En 2010, nueve manifestantes fueron asesinados
mientras participaban de una movilización: Facundo
Vargas (Pacheco), Nicolás Carrasco (Bariloche )
y Sergio Cárdenas (Bariloche ), en
diferentes marchas contra el gatillo fácil (caso Villanueva, el primero, y
Bonefoi, los dos restantes). Mariano Ferreyra, militante del Partido Obrero,
fue asesinado cuando, junto a su organización, acompañaba una medida de fuerza
de los trabajadores ferroviarios tercerizados en Barracas. Roberto López y
Mario López, de la etnia Qom ,
murieron en la represión a un corte de ruta en Formosa, y Bernardo Salgueiro,
Rosemary Chura Puña y Emilio Canaviri Álvarez, en la ciudad de Buenos Aires, en
la toma de tierras del Parque Indoamericano.
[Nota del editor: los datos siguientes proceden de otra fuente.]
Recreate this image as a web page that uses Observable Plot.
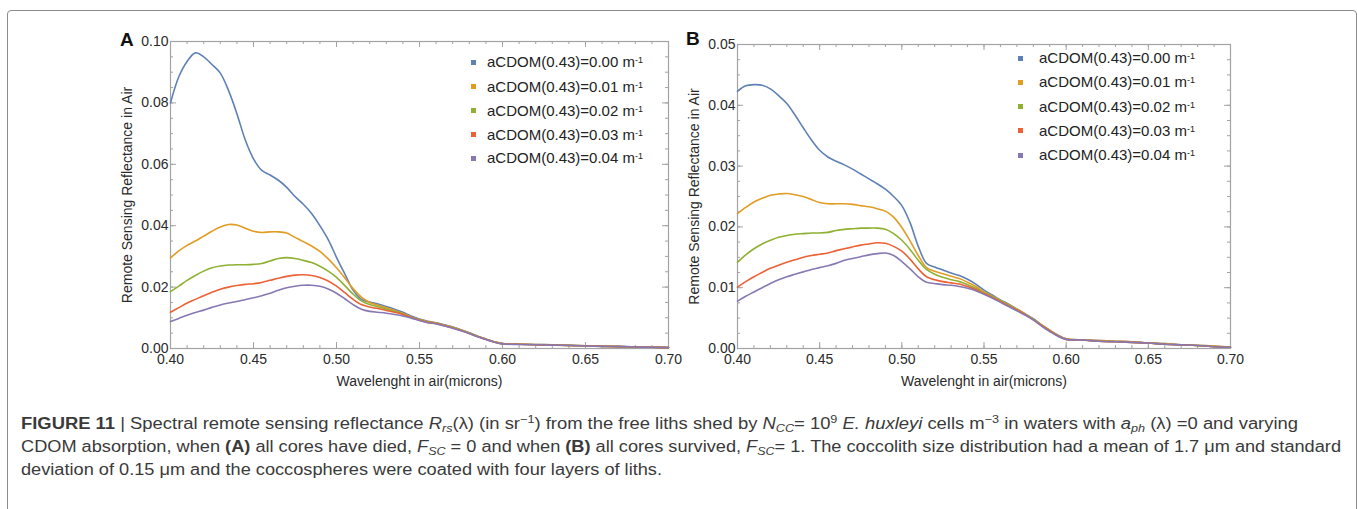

En este año 2011, otras cuatro víctimas se
sumaron al listado de los asesinados por luchar por sus derechos, con Ariel
Farfán, Félix Reyes Pérez, Víctor Heredia y José Sosa Velázquez, en la represión
a la toma de tierras en Jujuy. Ése es, junto a los 3.200 muertos por el gatillo
fácil y la tortura, el saldo humano acumulado en 13 años de doctrina de la
“seguridad ciudadana”.
Bibliografía
Wacquant, Loïc, Las cárceles de la miseria. Manantial : Buenos Aires,2003.
Artículo enviado especialmente por la autora
para su publicación en Herramienta
1 Los que se olvidaron
fueron los medios y el gobierno,
cuando resultó que el homicida era otro policía, que mató a su camarada para
evitar que lo reconociera, pues eran de la misma comisaría.